Cinammon - Uber's load shedder

Uber released Cinnamon, a load-shedder (Using Century Old Tech to Build a Mean Load Shedder). While a load balancer balances loads across servers, load shedding prioritizes important requests and drops less important ones. Well, a load balancer can have surge queues, but a load shedder has far more appropriate elements. This fits in the concept of graceful degradation, where a system reduces its performance predictably rather than go bust abruptly.

Uber previously had the QALM framework, but, it had quirks. It required configurations which meant that for the thousands of services, values had to be set, and that too routinely as these get outdated. This means lots of man-hours lost. Also, these values were not optimum often. Cinnamon in contrast requires no configuration, has low latencies, and adjusts load-shedding dynamically. Also, in contrast with QALM, this one has priority propagation, and service priority could be tagged.

Cinnamon is implemented as an RPC middleware, with priorities having 6 tiers (0-5) and a cohort value (0 - 127) where 0 is the highest priority. The component sits behind business logic, dropping requests where needed. Requests pass through a priority checker, rejector, priority queue, scheduler and timeout component with 2 background services: the PID controller (minimize the number of queued requests) and auto-tuner (maximize the throughput of the service, without sacrificing the response latencies much, using a modified TCP Vegas algo).

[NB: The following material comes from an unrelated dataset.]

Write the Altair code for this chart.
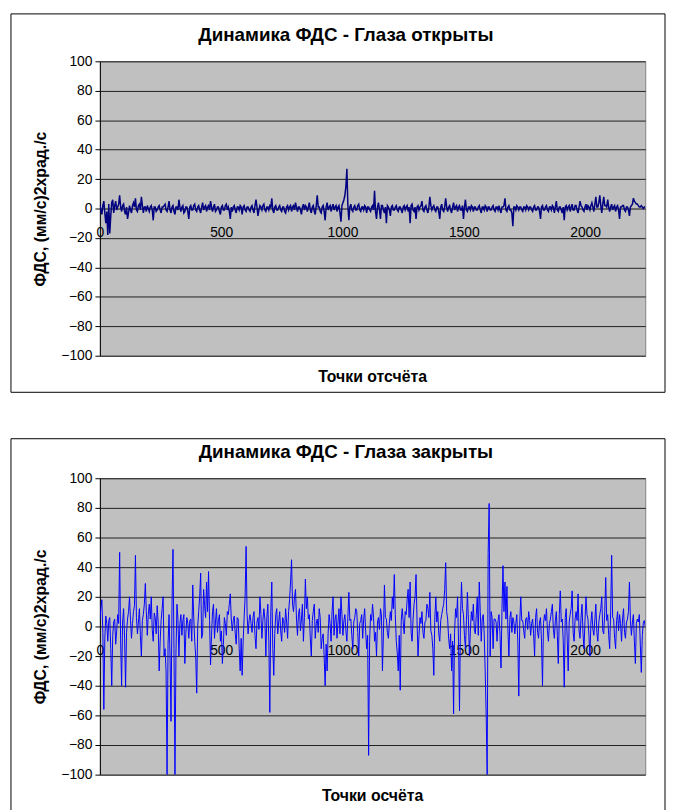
import altair as alt
import pandas as pd

# ---------------- data (on an even grid of 553 points over 0..2248) ----------------
X_MAX = 2248

title_open = "Динамика ФДС - Глаза открыты"
title_closed = "Динамика ФДС - Глаза закрыты"
y_title = "ФДС, (мм/с)2храд./с"
x_title_open = "Точки отсчёта"
x_title_closed = "Точки осчёта"

x_ticks = [0, 500, 1000, 1500, 2000]
y_ticks = [-100, -80, -60, -40, -20, 0, 20, 40, 60, 80, 100]

open_values = [
    3, -1, -4, 2, 5, -3, -10, -2, -18, 3, -17, -5, 4, 6, -3, 2, 5, -1, 1, 3,
    9, 1, -2, 2, 3, -2, -4, 1, -7, -3, 2, -1, -3, 2, 4, 1, 7, -1, -2, 2,
    3, -1, 8, 2, -3, 1, 1, -2, 2, 0,
    -2, 1, 2, -1, -8, 1, 1, -2, -1, 1, 2, -1, -3, 1, 1, 2, 3, -1, -2, 1,
    5, -1, -3, 1, 2, -2, -4, 1, 1, -1, 6, 1, -2, 1, 2, -3, -2, 1, 1, -2,
    -7, 1, 2, -1, -1, 2, 3, -1, -2, 1,
    2, -1, -3, 1, 4, -1, 1, 2, -2, 1, 2, -1, 5, 1, -2, 1, 3, -2, -1, 1,
    1, -2, -4, 1, 2, -1, -1, 2, 3, -1, 1, -2, -7, 1, -2, 1, 2, -1, -3, 1,
    1, -1, 2, 1, -4, 1, 2, -1, -2, 1,
    1, -1, -2, 1, 2, -1, -3, 2, 6, 1, -5, -1, 2, 1, -1, 2, 3, -1, -2, 1,
    1, -1, 2, 1, 7, -1, -3, 1, 2, -1, -1, 1, 2, -1, -2, 1, 1, -2, -3, 1,
    2, -1, 1, 2, -2, 1, 2, -1, 4, 1,
    -2, 1, 1, -1, -4, 1, 3, -1, 2, 1, -2, 1, 4, -1, -3, 1, 2, -2, -4, 2,
    9, 1, 1, -2, -3, 1, 2, -2, -8, 1, 4, -1, 1, 2, -2, 1, 3, -1, 1, 2,
    -2, 1, 2, -3, -9, 2, 4, 6, 9, 15,
    27, 2, -8, 1, 3, -1, -2, 1, 2, -1, -1, 2, 3, -1, -2, 1, 1, -1, 2, 1,
    -3, 1, 1, -1, -2, 1, 2, -1, 12, -2, -7, 1, 4, -1, -7, 2, 2, -1, -3, 1,
    -10, 2, 1, -1, -5, 1, 2, -1, -1, 1,
    2, -1, -2, 1, 1, -1, -3, 1, 2, -1, 1, 2, -2, 1, -10, 2, 3, -1, -2, 1,
    -7, 1, 2, -1, 1, 2, 5, -1, -2, 1, 2, -1, -3, 1, 8, 2, -1, 1, 2, -1,
    -2, 1, 1, -2, -7, 1, 3, -1, -2, 1,
    7, 1, -2, 1, 2, -1, -3, 1, 4, -1, 1, 2, -2, 1, 2, -1, -1, 2, -7, 1,
    6, -1, -2, 1, 1, -1, 2, 1, -2, 1, 1, -1, -1, 1, 2, -1, -3, 1, 1, -1,
    2, 1, -2, 1, 1, -1, -1, 1, 2, -1,
    -2, 1, 1, -1, 2, -1, -3, 1, 1, 2, 7, -1, -2, 1, 2, -1, -1, -3, -12, 1,
    1, -1, 2, 1, -1, 1, 1, -1, -2, 1, 1, -1, 2, 1, -1, 1, 1, -1, -2, 1,
    2, -1, -1, 1, 1, -2, -7, 1, 2, -1,
    -1, 1, 2, -1, -2, 1, 1, -1, 2, 1, -3, 1, 5, -1, -2, 1, 1, -1, -3, 1,
    -8, 1, 2, -1, 1, 2, -2, 1, 3, -1, -1, 2, 2, -1, -3, 1, 5, 2, 1, -1,
    -2, 1, 3, -1, 2, 1, -1, 2, 4, 1,
    -2, 3, 8, 1, 1, 4, 9, 2, -3, 3, 8, 2, 2, 1, 6, 1, -2, 1, 3, -1,
    1, 2, -2, 1, 2, -1, -7, 1, 1, 2, 2, -1, -2, 1, 1, -1, -5, 1, 2, 3,
    7, 5, 4, 3, 3, 2, 1, 1, 2, 1, 0, 1, 1,
]

closed_values = [
    5, 12, 18, -4, -56, -8, 7, 2, -10, 4, 6, -15, -40, -6, 3, 5, -12, -3, 8, 2,
    50, -10, -40, 3, 12, -8, -41, -4, 5, 10, 20, 4, -8, 2, 10, 14, 48, 6, -5, 3,
    12, -6, -20, 4, 8, 15, 29, 10, -6, 8,
    15, 5, 20, -2, -10, 9, 6, -5, 14, 3, -30, -10, 4, 12, 20, -20, -15, -30, -100, -12,
    8, -20, -64, 15, 52, -15, -100, -18, 15, 5, -20, 2, 8, -6, 4, 8, -25, -5, 6, 2,
    -8, 4, 5, -10, 28, 6, -10, -20, -45, 0,
    10, 20, 36, -8, -5, 25, 14, 6, 30, 10, 37, 4, -26, -6, 10, 15, -8, 3, 12, -4,
    4, 8, -10, -3, -25, -12, 6, 2, -6, 10, 8, 15, 22, 5, -3, 4, 7, -5, -12, 6,
    5, -15, -30, -8, -33, -10, 6, 20, 54, 8,
    -5, 4, 8, 2, -4, 6, 10, -6, -15, 3, 6, -2, 20, 8, -8, 4, 12, 5, -20, 6,
    15, -10, -58, 10, 30, -15, -33, -5, 8, 12, -5, 3, 10, -3, -10, 6, 4, -4, 12, 3,
    -8, 10, 18, 30, 45, 15, 10, 20, 25, 5,
    -6, 8, 12, -3, 5, 15, -10, 6, 32, 12, 20, 5, 8, -8, -20, 4, 10, 15, -8, 2,
    5, -4, 12, 6, -15, -8, -5, -20, -40, -12, -30, -5, 8, 2, -10, 10, 20, -6, 5, 8,
    -8, 3, 12, -5, 20, 8, -6, 4, 8, -3,
    -10, 6, 23, 4, 5, -6, -15, 3, 6, 12, 10, -4, -20, 2, 4, 8, -8, 5, 12, -3,
    -15, -6, -87, -10, 8, 4, 15, 6, -10, -4, -20, 3, 6, -2, 12, 8, -30, -5, 28, 6,
    5, -4, -8, 2, 10, 4, 20, 12, 35, 8,
    -10, -18, -30, -6, -43, 4, 12, 3, -5, 10, 8, 18, 25, 6, 30, -4, -10, 5, 15, 20,
    35, 4, -20, -6, 6, 2, 10, -4, -8, 3, 4, 15, 12, 6, 23, -3, -6, -15, -33, 5,
    20, 3, 10, -5, -10, 4, 8, 12, 15, 25,
    43, 10, 5, -8, -15, -5, -30, -10, -59, -4, 12, 6, 20, -10, -57, 5, 30, 12, 8, -6,
    -15, 4, 23, 5, -20, -3, 10, 4, 15, -2, -5, 8, 20, -6, 30, 10, -10, 5, 8, -5,
    -30, -60, -100, 50, 83, -20, 10, 6, -15, 5,
    5, 3, -10, 4, 8, -6, -28, 12, 41, 10, 30, 5, 27, -3, -20, 6, 10, -4, 6, 3,
    -5, 2, 8, -10, -47, 3, 20, 4, 4, -3, -8, 5, 6, -2, 10, 4, -6, 2, 5, -5,
    -20, 6, 12, -4, -8, 3, 6, -10, -40, 2,
    8, 4, 12, -3, -10, 2, 5, 10, 15, -2, -8, 4, 10, -6, -25, 8, 24, 3, 5, -10,
    -41, 6, 12, -8, -30, 3, 8, 12, 24, -4, -10, 5, 10, 4, 22, -3, -8, 6, 15, -5,
    -15, 4, 20, 8, 5, -6, -20, 3, 10, -2,
    -6, 5, 15, -4, -10, 3, 8, 12, 20, -3, -5, 10, 33, 4, 8, -6, -15, 10, 48, 6,
    5, -8, -15, 4, 10, -3, 8, 2, -10, 5, 12, -4, -8, 3, 5, 10, 30, 4, -6, 3,
    8, -10, -25, 2, 5, 3, 8, -12, -31, -6, 2, 4, 0,
]

W = 552
FONT = "Liberation Sans"


def panel(values, color, stroke_w, title, x_title, height, frame_top, frame_bottom):
    n = len(values)
    df = pd.DataFrame({"x": [i * X_MAX / (n - 1) for i in range(n)], "y": values})
    one = pd.DataFrame({"t": [title], "xt": [x_title]})

    line = alt.Chart(df).mark_line(color=color, strokeWidth=stroke_w, clip=True).encode(
        x=alt.X("x:Q", scale=alt.Scale(domain=[0, X_MAX], nice=False, zero=False),
                axis=alt.Axis(values=x_ticks, format="d", title=None, grid=False, ticks=False,
                              offset=-height / 2, domainColor="#606060", domainWidth=1,
                              labelFont=FONT, labelFontSize=14, labelColor="black",
                              labelPadding=17, labelAlign="center")),
        y=alt.Y("y:Q", scale=alt.Scale(domain=[-100, 100], nice=False),
                axis=alt.Axis(values=y_ticks, title=y_title, grid=True, gridColor="#202020",
                              gridWidth=1, tickSize=5, tickColor="black", domainColor="black",
                              labelFont=FONT, labelFontSize=14, labelColor="black", labelPadding=3,
                              titleFont=FONT, titleFontSize=16, titleFontWeight="bold",
                              titleColor="black", titlePadding=12)),
    )

    frame = alt.Chart(one).mark_rect(fillOpacity=0, stroke="black", strokeWidth=1).encode(
        x=alt.value(-90), x2=alt.value(572), y=alt.value(frame_top), y2=alt.value(frame_bottom)
    )

    head = alt.Chart(one).mark_text(font=FONT, fontSize=19, fontWeight="bold", color="black",
                                    align="center", baseline="middle").encode(
        text="t:N", x=alt.value(249), y=alt.value(-27)
    )

    foot = alt.Chart(one).mark_text(font=FONT, fontSize=16, fontWeight="bold", color="black",
                                    align="center", baseline="middle").encode(
        text="xt:N", x=alt.value(W / 2), y=alt.value(height + 22)
    )

    return alt.layer(frame, line, head, foot).properties(width=W, height=height)


top = panel(open_values, "#000080", 1.5, title_open, x_title_open, 298, -48, 335)
bottom = panel(closed_values, "#0000FF", 1.0, title_closed, x_title_closed, 300, -40, 345)

chart = alt.vconcat(top, bottom, spacing=45).properties(
    padding={"left": 2, "top": 0, "right": 0, "bottom": 0}
).configure_view(fill="#C0C0C0", stroke="#808080")

chart.save("out.html", embed_options={"renderer": "svg", "actions": False})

The century-old tech is the idea of a PID controller, originating as early as the 17th century. They took inspirations from:

Jaeger: Distributed Tracing at Uber
WeChat: DAGOR: individual service-level load shedding, acting collaboratively
Facebook: Fail at Scale: Reliability in the face of rapid change, particularly the Controlled Delay part.
Netflix: Performance Under Load (adaptive concurrency limits)
Amazon: Using load shedding to avoid overload (Elements of load-shedding)

Cinnamon is being rapidly adopted due to it’s performance but also ease of integration and use.